I am not interested in the nice-light-white-light of our smallest hopes, some tinny shallow version of “This Little Light of Mine,” but in the true yoga of transformation. We all go skipping around in fancy yoga pants hoping for some “tiny change” that won’t really ask too much of us. But what happens next is an offering to the fierce-fire that burns up the residual hurts. These flames lick at the old wounds. They burn away even the lingering legacy of criticism inside. Which means I too must go in the fire. My mind too must go in the fire. My forgiving self, she too, must dive into the fire. Even these stories, what he was. What I was. Into the fire. After, I must leave the scars as they are. We are made by disaster and miracle, both. And it will be the new story—the story of bravery, of fire, of change—that becomes more powerful than the old. It will never again be the saying of, “this is the story of my father.” Or even, “this is the story of me.” But:

this is what forgiveness and fire can do.

I wrote this piece on June 20, 2020.

15 Comments

  1. Maureen Finnen on June 22, 2021 at 5:01 pm

    Hi Sam, I didn’t know about the death of your father. I am sorry. Even if things were not as they are supposed to be, a death / loss is still very hard. Peace be with you. From, Maureen

    • Samantha Wilde on June 22, 2021 at 5:09 pm

      This is the first time I’ve written about it so you wouldn’t have known otherwise! Thank you for the condolences. Peace to you as well.

  2. Jen Cannon on June 22, 2021 at 5:04 pm

    I love this so much, Sam. Bless you and thank you.

    • Samantha Wilde on June 22, 2021 at 5:08 pm

      Thank you, Jen! Nice to “see” you 🙂

  3. Alice Collins on June 22, 2021 at 5:34 pm

    A great, heartfelt, wise piece Sam. While I don’t remember ever hearing the words ‘I love you’ from either of my parents…I knew they did. Hard to imagine the hurt of being told ‘ I don’t love you’! Thank you for sharing.

    • Samantha Wilde on June 22, 2021 at 5:45 pm

      Now that’s an interesting journey, too. How did you know they did and did you ever wish they HAD said it? My experience was probably effected to by having a mother who often and enthusiastically expressed her love with words.

  4. Kate Scott on June 22, 2021 at 5:52 pm

    I LOVE YOU – LOVE LOVE LOVE YOU SAMBOLINA.

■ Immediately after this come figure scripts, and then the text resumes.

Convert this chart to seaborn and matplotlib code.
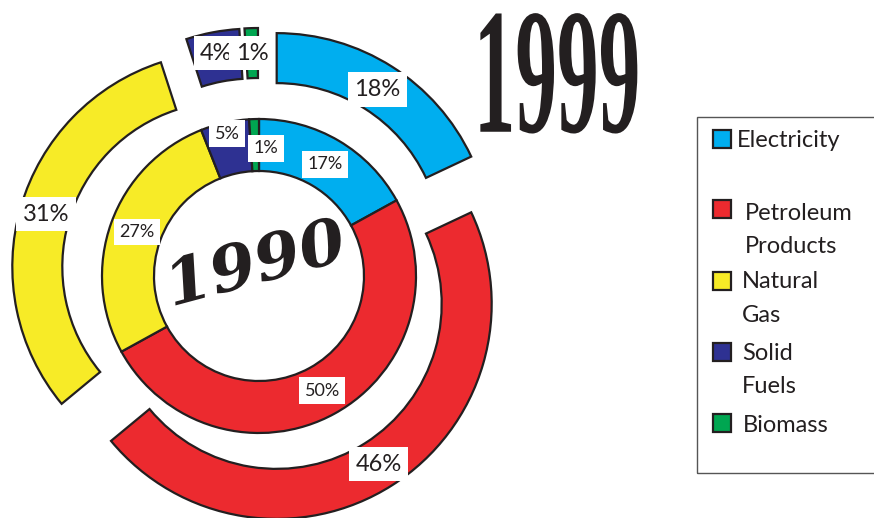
import numpy as np
import matplotlib
matplotlib.use("Agg")
import matplotlib.pyplot as plt
import matplotlib.patheffects as pe
from matplotlib.patches import Rectangle
from matplotlib.transforms import Affine2D
import seaborn as sns

# Energy consumption shares by source (%)
sources = ["Electricity", "Petroleum Products", "Natural Gas", "Solid Fuels", "Biomass"]
legend_lines = [["Electricity"], ["Petroleum", "Products"], ["Natural", "Gas"],
                ["Solid", "Fuels"], ["Biomass"]]
share_1990 = [17, 50, 27, 5, 1]
share_1999 = [18, 46, 31, 4, 1]
colors = ["#00aeef", "#ec2a2f", "#f7eb27", "#2e3192", "#00a651"]

INK = "#231f20"

sns.set_theme(style="white")
plt.rcParams["font.family"] = ["Lato", "DejaVu Sans"]


class Stretch(pe.AbstractPathEffect):
    """Scale a text path about its own centre."""

    def __init__(self, sx=1.0, sy=1.0):
        super().__init__()
        self.sx = sx
        self.sy = sy

    def draw_path(self, renderer, gc, tpath, affine, rgbFace=None):
        ext = tpath.get_extents()
        mx = 0.5 * (ext.x0 + ext.x1)
        my = 0.5 * (ext.y0 + ext.y1)
        pre = (Affine2D().translate(-mx, -my)
               .scale(self.sx, self.sy).translate(mx, my))
        renderer.draw_path(gc, tpath, pre + affine, rgbFace)


W, H = 874, 518
fig = plt.figure(figsize=(W / 100, H / 100), dpi=100)
ax = fig.add_axes([0, 0, 1, 1])

center = (259, H - 276)
edge = dict(edgecolor=INK, linewidth=1.6)

# inner ring: 1990
w_in, _, t_in = ax.pie(share_1990, colors=colors, radius=157, center=center,
                       startangle=90, counterclock=False, autopct="%.0f%%",
                       wedgeprops=dict(width=52, **edge),
                       textprops=dict(fontsize=13, color=INK), frame=True)
# outer ring: 1999, every slice pulled outwards
w_out, _, t_out = ax.pie(share_1999, colors=colors, radius=215, center=center,
                         startangle=90, counterclock=False, autopct="%.0f%%",
                         explode=[33] * len(share_1999),
                         wedgeprops=dict(width=50, **edge),
                         textprops=dict(fontsize=17, color=INK), frame=True)


def place_labels(texts, wedges, radii, shifts, pad):
    for t, w, r, s in zip(texts, wedges, radii, shifts):
        th = np.deg2rad(0.5 * (w.theta1 + w.theta2) + s)
        t.set_position((w.center[0] + r * np.cos(th), w.center[1] + r * np.sin(th)))
        t.set_bbox(dict(boxstyle=f"square,pad={pad}", fc="white", ec="none"))


place_labels(t_in, w_in, [130, 131, 130, 146, 128], [0, 0, 0, 0, -4.9], 0.3)
place_labels(t_out, w_out, [188, 190, 189, 194, 190], [0, 0, 0, 0, 0], 0.28)

ax.text(256, H - 266, "1990", fontfamily="DejaVu Serif", fontweight="bold",
        fontstyle="italic", fontsize=45, rotation=15, rotation_mode="anchor",
        ha="center", va="center", color=INK, path_effects=[Stretch(1.06, 1.0)])
ax.text(557, H - 81, "1999", fontfamily="Liberation Serif", fontweight="bold",
        fontsize=60, ha="center", va="center", color=INK,
        path_effects=[Stretch(1.0, 2.15)])

# legend box
ax.add_patch(Rectangle((697, H - 473), 200, 356, fill=False, ec="#555555",
                       lw=1.0, clip_on=False))
square_y = [138.5, 209, 280.5, 352, 423]
text_x = [737, 745, 742, 742, 743]
baselines = [[147], [220.5, 253], [288, 322], [360, 393], [432]]
for col, sy, tx, lines, bls in zip(colors, square_y, text_x, legend_lines, baselines):
    ax.add_patch(Rectangle((713, H - sy - 9), 18, 18, fc=col, ec=INK, lw=1.6))
    for line, bl in zip(lines, bls):
        ax.text(tx, H - bl, line, fontsize=17, color=INK, ha="left", va="baseline")

ax.set_xlim(0, W)
ax.set_ylim(0, H)
ax.axis("off")

fig.savefig("out.png", dpi=100, facecolor="white")
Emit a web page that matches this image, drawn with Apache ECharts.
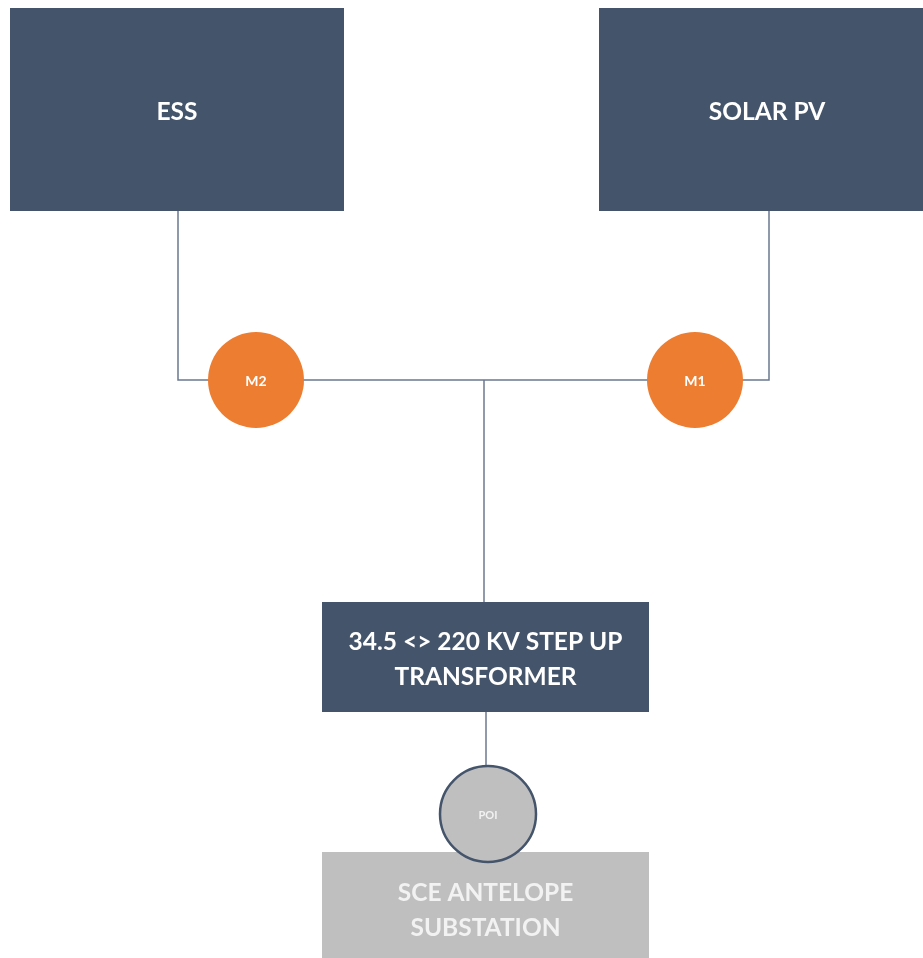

  5. Nancy Madru on June 22, 2021 at 7:36 pm

    Thank you, Sam, for being so brave to dive into the fire and to embrace the work of transformation over years and then share the difficult, yet beautiful, truths with us.

    • Samantha Wilde on June 22, 2021 at 11:00 pm

      Thank you, Nancy! Lots of fire work for me 🙂

  6. Claire Carocci on June 22, 2021 at 7:57 pm

    My father died when I was five, so I don’t know how we would have interacted. Gratefully, though, the six memories I have of him are very good ones, so I imagine our relationship would have been loving.

    • Samantha Wilde on June 22, 2021 at 11:00 pm

      I didn’t know that! That must have formed you in so many ways. I’m so sorry you didn’t have the chance to know him more. I am sure he has been loving you all these years.

  7. Jen Strong on June 22, 2021 at 8:14 pm

    I love you! And I love this piece, thank you for sharing.

  8. Lil Miranda on June 22, 2021 at 10:57 pm

    You are so love able… I love your story , I love you and thank you for sharing your truth with me. You are a wise woman and your willingness to share your vulnerability just deepens your wisdom.

  9. Cathy on June 24, 2021 at 8:17 pm

    I love to read what you are sharing. Coming from a ptsd/alcoholic/addictive childhood I was received the blessing from God to know the parents in my life did the best with what they had. I accepted that they were limited and I was not. Those thoughts gave me the courage to raise my child and bonus children in a totally different way. God has blessed us with 5 self sufficient children that we get to guide through their parenting. We get to see so much of our searching and determination to do the best with what we have come to fruition. God is good.

    • Samantha Wilde on June 25, 2021 at 9:34 am

      It’s very powerful to find you have the opportunity to stop the “legacy” and do it differently.